Recently, I started researching how the flow of money behind global finance actually works, and I discovered something fascinating: there is a mechanism that almost no one mentions but that is absolutely vital. It’s called the money market, and honestly, understanding it changed my perspective on how capital moves in the economy.



This money market isn’t what you see in the news every day. There are no big announcements or dramatic moves. What happens here is calmer, but also much more fundamental: governments, banks, and corporations exchange short-term debt instruments—usually with maturities of less than a year. Treasury bills, certificates of deposit, commercial paper, repurchase agreements... are tools that allow institutions to manage their cash needs without getting tangled up in long-term debt.

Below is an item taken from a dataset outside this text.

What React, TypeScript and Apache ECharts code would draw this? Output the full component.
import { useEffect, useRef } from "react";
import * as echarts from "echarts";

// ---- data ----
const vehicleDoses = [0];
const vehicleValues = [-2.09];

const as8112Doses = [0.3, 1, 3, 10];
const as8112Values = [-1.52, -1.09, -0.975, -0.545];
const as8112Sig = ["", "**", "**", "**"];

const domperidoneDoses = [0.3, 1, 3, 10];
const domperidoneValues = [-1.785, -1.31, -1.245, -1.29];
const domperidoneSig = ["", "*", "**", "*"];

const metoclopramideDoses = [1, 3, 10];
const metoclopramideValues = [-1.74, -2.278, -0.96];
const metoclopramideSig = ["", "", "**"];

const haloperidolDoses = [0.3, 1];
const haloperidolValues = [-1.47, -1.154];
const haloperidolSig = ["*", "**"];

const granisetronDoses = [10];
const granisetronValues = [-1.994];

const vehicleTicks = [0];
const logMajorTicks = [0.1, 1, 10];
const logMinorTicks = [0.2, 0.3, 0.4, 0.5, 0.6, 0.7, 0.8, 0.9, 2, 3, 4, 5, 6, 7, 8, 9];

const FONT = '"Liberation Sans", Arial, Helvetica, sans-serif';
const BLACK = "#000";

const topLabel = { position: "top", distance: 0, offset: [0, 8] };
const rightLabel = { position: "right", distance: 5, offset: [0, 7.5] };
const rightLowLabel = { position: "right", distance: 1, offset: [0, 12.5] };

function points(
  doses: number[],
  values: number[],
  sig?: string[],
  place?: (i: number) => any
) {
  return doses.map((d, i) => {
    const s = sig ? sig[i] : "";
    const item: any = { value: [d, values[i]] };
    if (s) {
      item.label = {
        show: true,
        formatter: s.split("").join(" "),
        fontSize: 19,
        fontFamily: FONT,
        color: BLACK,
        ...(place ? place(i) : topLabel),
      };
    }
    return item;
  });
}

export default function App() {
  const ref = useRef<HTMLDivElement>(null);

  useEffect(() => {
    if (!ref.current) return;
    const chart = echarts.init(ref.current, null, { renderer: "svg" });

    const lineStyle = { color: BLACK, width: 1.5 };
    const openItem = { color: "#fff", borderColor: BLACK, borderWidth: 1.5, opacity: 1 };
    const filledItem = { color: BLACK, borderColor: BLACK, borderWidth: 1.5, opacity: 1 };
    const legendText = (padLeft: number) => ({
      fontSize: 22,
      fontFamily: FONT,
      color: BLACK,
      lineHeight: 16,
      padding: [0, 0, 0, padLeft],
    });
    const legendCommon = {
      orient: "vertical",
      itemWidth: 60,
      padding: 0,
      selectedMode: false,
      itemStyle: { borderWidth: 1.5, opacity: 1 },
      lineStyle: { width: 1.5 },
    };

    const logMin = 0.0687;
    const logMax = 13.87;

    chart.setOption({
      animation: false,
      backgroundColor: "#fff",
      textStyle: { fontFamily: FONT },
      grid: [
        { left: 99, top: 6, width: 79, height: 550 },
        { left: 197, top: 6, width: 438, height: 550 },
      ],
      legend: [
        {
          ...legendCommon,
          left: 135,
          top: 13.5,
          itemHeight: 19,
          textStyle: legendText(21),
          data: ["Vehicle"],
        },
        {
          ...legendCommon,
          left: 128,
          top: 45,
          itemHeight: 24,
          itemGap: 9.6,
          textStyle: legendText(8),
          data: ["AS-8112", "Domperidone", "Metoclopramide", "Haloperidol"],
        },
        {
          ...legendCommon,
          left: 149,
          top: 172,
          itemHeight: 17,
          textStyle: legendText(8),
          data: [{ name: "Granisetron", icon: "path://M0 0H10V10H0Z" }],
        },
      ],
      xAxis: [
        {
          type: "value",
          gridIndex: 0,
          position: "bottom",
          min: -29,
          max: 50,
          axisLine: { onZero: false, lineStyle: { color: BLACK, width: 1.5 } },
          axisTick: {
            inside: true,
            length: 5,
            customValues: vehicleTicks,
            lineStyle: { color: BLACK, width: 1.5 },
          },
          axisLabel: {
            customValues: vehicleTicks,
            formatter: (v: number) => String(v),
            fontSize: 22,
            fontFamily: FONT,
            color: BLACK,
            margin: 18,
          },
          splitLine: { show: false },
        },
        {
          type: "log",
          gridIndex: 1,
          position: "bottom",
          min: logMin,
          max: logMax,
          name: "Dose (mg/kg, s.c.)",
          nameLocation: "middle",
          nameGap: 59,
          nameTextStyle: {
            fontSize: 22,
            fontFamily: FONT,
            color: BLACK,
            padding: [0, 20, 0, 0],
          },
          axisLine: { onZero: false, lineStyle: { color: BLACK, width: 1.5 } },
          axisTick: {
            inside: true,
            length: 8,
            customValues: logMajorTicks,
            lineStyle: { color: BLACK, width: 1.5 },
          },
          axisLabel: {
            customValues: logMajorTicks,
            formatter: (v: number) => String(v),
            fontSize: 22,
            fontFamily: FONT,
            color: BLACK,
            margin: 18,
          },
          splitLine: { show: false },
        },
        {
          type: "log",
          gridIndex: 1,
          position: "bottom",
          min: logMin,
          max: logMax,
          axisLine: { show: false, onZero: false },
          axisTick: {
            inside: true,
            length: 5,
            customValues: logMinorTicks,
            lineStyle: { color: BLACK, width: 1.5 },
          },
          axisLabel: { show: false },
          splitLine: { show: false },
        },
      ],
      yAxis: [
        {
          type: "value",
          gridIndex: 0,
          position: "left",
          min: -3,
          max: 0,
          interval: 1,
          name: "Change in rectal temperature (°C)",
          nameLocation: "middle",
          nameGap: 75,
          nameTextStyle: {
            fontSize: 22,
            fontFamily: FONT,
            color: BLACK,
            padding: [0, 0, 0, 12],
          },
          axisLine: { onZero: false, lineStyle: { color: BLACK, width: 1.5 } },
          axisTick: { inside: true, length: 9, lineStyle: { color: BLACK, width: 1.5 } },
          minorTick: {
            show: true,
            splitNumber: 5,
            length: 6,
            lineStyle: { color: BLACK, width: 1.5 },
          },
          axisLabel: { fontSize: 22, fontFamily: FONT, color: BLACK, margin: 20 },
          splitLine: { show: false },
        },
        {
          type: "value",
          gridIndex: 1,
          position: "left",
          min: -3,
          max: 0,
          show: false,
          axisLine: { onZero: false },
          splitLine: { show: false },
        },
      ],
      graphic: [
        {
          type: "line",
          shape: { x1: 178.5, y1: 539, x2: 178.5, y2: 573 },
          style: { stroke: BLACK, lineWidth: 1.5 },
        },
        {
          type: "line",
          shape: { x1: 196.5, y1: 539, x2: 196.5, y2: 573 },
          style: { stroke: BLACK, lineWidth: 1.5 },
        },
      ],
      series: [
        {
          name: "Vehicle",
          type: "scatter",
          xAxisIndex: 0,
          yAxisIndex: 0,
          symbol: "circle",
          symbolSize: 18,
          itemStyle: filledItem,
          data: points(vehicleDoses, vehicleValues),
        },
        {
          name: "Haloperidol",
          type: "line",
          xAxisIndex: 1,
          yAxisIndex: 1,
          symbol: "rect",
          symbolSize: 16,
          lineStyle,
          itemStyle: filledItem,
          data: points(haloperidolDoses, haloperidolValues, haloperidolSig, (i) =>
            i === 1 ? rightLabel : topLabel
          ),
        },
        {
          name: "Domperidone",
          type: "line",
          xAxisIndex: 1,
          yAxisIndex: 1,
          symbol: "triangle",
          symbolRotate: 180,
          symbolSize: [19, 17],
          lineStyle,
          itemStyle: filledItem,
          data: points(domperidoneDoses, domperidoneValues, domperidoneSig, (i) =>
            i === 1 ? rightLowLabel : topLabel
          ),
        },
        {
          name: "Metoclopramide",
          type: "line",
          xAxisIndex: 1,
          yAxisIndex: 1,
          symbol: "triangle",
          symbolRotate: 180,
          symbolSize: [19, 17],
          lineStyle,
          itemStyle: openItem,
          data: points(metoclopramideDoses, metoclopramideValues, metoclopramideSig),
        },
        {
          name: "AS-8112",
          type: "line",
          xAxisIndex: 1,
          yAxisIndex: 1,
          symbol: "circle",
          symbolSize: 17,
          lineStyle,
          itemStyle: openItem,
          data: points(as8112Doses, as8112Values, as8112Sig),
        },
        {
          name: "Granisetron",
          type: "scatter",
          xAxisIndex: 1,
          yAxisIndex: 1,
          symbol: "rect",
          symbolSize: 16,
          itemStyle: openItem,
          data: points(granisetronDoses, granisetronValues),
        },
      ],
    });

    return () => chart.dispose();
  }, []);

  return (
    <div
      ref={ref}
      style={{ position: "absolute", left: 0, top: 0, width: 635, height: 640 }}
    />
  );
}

What’s interesting is that the money market operates mainly outside centralized exchanges. Banks use it to meet reserve requirements and to lend excess funds. Corporations use it to cover payrolls and inventories. Governments need it to manage public cash flow. And individual investors like us access it indirectly through money market funds or by purchasing government securities directly.

From a stability perspective, the money market is critical. When it works well, credit flows smoothly and confidence is maintained. When it gets stuck, liquidity shortages can spread quickly. That’s why central banks monitor it constantly. The Federal Reserve and other institutions carry out open market operations specifically to stabilize these short-term conditions.

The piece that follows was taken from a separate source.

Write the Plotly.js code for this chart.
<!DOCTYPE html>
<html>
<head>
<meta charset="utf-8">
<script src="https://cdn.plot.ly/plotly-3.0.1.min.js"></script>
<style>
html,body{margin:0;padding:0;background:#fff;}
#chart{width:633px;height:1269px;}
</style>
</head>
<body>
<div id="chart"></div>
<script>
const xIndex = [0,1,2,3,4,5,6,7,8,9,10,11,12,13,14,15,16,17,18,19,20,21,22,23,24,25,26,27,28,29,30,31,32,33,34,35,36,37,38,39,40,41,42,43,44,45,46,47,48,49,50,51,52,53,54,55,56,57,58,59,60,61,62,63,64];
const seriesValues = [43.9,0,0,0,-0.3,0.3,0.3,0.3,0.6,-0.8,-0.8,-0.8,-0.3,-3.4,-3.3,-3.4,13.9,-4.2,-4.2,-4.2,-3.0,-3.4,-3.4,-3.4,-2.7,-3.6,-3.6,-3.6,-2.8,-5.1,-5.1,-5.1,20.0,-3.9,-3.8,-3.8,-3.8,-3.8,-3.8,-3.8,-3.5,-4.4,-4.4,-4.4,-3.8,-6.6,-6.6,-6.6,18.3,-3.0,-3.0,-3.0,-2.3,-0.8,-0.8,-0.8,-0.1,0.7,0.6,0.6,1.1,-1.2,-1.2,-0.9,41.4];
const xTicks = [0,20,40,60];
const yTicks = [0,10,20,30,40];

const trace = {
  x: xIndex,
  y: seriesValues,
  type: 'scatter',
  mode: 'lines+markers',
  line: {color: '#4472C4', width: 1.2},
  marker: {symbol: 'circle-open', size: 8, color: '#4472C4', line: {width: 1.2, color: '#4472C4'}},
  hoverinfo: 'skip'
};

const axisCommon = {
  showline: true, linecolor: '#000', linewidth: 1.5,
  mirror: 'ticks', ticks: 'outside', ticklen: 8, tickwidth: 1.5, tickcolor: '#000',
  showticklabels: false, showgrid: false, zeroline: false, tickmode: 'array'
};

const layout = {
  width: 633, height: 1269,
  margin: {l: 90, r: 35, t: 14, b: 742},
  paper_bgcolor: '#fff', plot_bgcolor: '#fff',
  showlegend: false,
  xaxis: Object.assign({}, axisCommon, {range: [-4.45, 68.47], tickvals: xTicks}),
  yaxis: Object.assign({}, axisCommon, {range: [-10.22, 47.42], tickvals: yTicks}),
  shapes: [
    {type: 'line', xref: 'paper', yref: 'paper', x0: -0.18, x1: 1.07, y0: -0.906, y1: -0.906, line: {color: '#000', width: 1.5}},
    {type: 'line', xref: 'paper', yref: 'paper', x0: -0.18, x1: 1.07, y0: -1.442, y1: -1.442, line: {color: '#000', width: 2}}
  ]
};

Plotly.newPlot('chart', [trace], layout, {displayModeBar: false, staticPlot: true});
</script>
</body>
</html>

Now, this is where it gets interesting for us in the crypto markets. As digital assets mature, the relationship between the traditional money market and cryptocurrencies becomes increasingly relevant. Imagine if the liquidity and stability mechanisms of the conventional money market could be integrated with blockchain systems. Theoretically, this could bring greater institutional confidence and make digital assets more accessible to mainstream investors.

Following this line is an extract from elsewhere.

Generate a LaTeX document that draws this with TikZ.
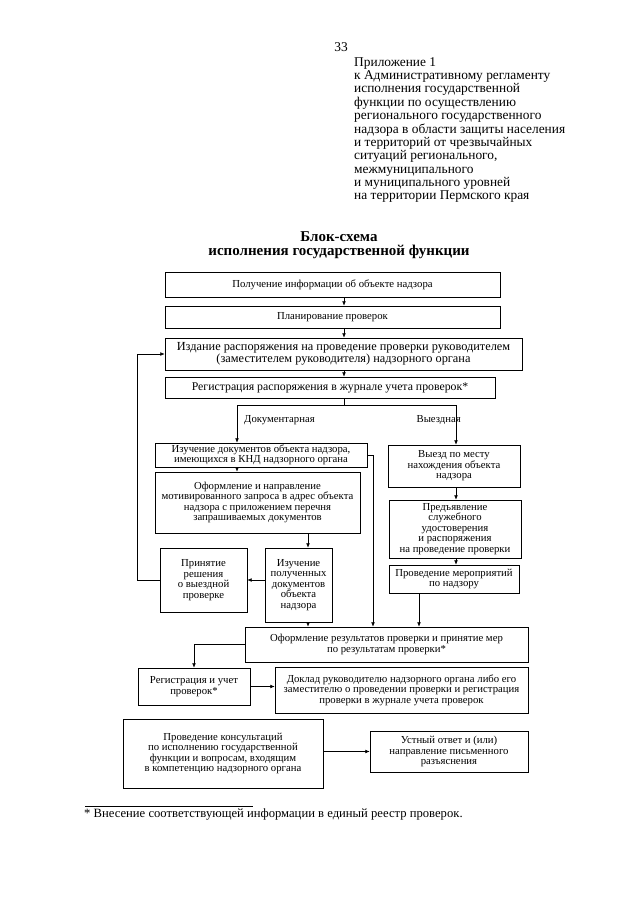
\documentclass[tikz,border=0pt]{standalone}
\usepackage{fontspec}
\setmainfont{Liberation Serif}
\usetikzlibrary{arrows.meta}

\tikzset{
  blk/.style 2 args={draw, line width=0.6pt, minimum width=#1*0.328mm,
    minimum height=#2*0.328mm, inner sep=1pt, align=center,
    font=\fontsize{10}{9.8}\selectfont},
  arr/.style={-{Latex[length=4pt,width=3.5pt]}, line width=0.6pt},
  lbl/.style={inner sep=0pt, font=\fontsize{10}{10}\selectfont},
}

\begin{document}
\begin{tikzpicture}[x=0.328mm, y=-0.328mm]
\useasboundingbox (0,0) rectangle (640,905);
% page heading
\node[font=\fontsize{12.5}{12.5}\selectfont] (pnum) at (341,47) {33};
\node[anchor=north west, inner sep=0pt, align=left,
  font=\fontsize{12.5}{12.5}\selectfont] (appx) at (354,57)
  {Приложение 1\\
   к Административному регламенту\\
   исполнения государственной\\
   функции по осуществлению\\
   регионального государственного\\
   надзора в области защиты населения\\
   и территорий от чрезвычайных\\
   ситуаций регионального,\\
   межмуниципального\\
   и муниципального уровней\\
   на территории Пермского края};
\node[align=center, font=\bfseries\fontsize{14}{13.5}\selectfont] (title) at (339,245)
  {Блок-схема\\ исполнения государственной функции};
% common part
\node[blk={335}{25}] (get) at (332.5,284.5) {Получение информации об объекте надзора};
\node[blk={335}{22}] (plan) at (332.5,317) {Планирование проверок};
\node[blk={357}{32}, font=\fontsize{11.5}{11}\selectfont] (order) at (343.5,354)
  {Издание распоряжения на проведение проверки руководителем\\
   (заместителем руководителя) надзорного органа};
\node[blk={330}{21}, font=\fontsize{11}{11}\selectfont] (reg) at (330,387.5)
  {Регистрация распоряжения в журнале учета проверок*};
% documentary check
\node[blk={212}{24}] (study) at (261,455)
  {Изучение документов объекта надзора,\\ имеющихся в КНД надзорного органа};
\node[blk={205}{61}] (request) at (257.5,502.5)
  {Оформление и направление\\ мотивированного запроса в адрес объекта\\
   надзора с приложением перечня\\ запрашиваемых документов};
\node[blk={87}{64}] (decide) at (203.5,580)
  {Принятие\\ решения\\ о выездной\\ проверке};
\node[blk={67}{74}] (examine) at (298.5,585)
  {Изучение\\ полученных\\ документов\\ объекта\\ надзора};
% field check
\node[blk={132}{42}] (visit) at (454,466)
  {Выезд по месту\\ нахождения объекта\\ надзора};
\node[blk={132}{58}] (present) at (455,529)
  {Предъявление\\ служебного\\ удостоверения\\ и распоряжения\\ на проведение проверки};
\node[blk={130}{28}] (conduct) at (454,579)
  {Проведение мероприятий\\ по надзору};
% results
\node[blk={283}{35}] (result) at (386.5,644.5)
  {Оформление результатов проверки и принятие мер\\ по результатам проверки*};
\node[blk={112}{37}] (record) at (194,686.5)
  {Регистрация и учет\\ проверок*};
\node[blk={253}{46}] (report) at (401.5,690)
  {Доклад руководителю надзорного органа либо его\\
   заместителю о проведении проверки и регистрация\\
   проверки в журнале учета проверок};
\node[blk={200}{69}] (consult) at (223,753.5)
  {Проведение консультаций\\ по исполнению государственной\\
   функции и вопросам, входящим\\ в компетенцию надзорного органа};
\node[blk={158}{41}] (answer) at (449,751.5)
  {Устный ответ и (или)\\ направление письменного\\ разъяснения};
% guide lines for the connectors
\coordinate (axis) at (344,0);
\coordinate (fork) at (344,405);
\coordinate (docx) at (237,0);
\coordinate (visx) at (456,0);
\coordinate (exx) at (308,0);
\coordinate (sidex) at (373,0);
\coordinate (conx) at (419,0);
% connectors
\draw[arr] (get.south -| axis) -- (plan.north -| axis);
\draw[arr] (plan.south -| axis) -- (order.north -| axis);
\draw[arr] (order.south -| axis) -- (reg.north -| axis);
\draw (reg.south -| axis) -- (fork);
\draw[arr] (fork) -| (study.north -| docx);
\draw[arr] (fork) -| (visit.north -| visx);
\node[lbl, anchor=west] (doclbl) at (244,420) {Документарная};
\node[lbl, anchor=east] (vislbl) at (461,420) {Выездная};
\draw[arr] (study.south -| docx) -- (request.north -| docx);
\draw[arr] (request.south -| exx) -- (examine.north -| exx);
\draw[arr] (examine.west |- decide.east) -- (decide.east);
\draw[arr] (decide.west) -- ++(-22,0) |- (order.west);
\draw[arr] (study.east) -| (result.north -| sidex);
\draw[arr] (examine.south -| exx) -- (result.north -| exx);
\draw[arr] (visit.south -| visx) -- (present.north -| visx);
\draw[arr] (present.south -| visx) -- (conduct.north -| visx);
\draw[arr] (conduct.south -| conx) -- (result.north -| conx);
\draw[arr] (result.west) -| (record.north);
\draw[arr] (record.east) -- (record.east -| report.west);
\draw[arr] (consult.east |- answer.west) -- (answer.west);
% footnote
\coordinate (fnl) at (85,806);
\coordinate (fnr) at (253,806);
\draw[line width=0.5pt] (fnl) -- (fnr);
\node[anchor=north west, inner sep=0pt, font=\fontsize{11.8}{11.8}\selectfont] (fn) at (84,809)
  {* Внесение соответствующей информации в единый реестр проверок.};
\end{tikzpicture}
\end{document}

But let’s be realistic: much of this integration is still theoretical. We need clearer regulation, better technological infrastructure, and more robust risk management standards before the money market and the crypto markets truly converge.

The reality is that although the money market doesn’t generate headlines like stock exchanges or crypto rallies, it is absolutely fundamental. It allows the financial system to breathe, facilitates monetary policy, and maintains stability. For anyone who wants to understand how money actually moves in the economy, understanding these mechanisms is essential. And as everything keeps evolving, these markets will likely remain that silent but indispensable pillar that supports everything else. BTC, ETH, and other assets will continue to gain relevance in this broader context.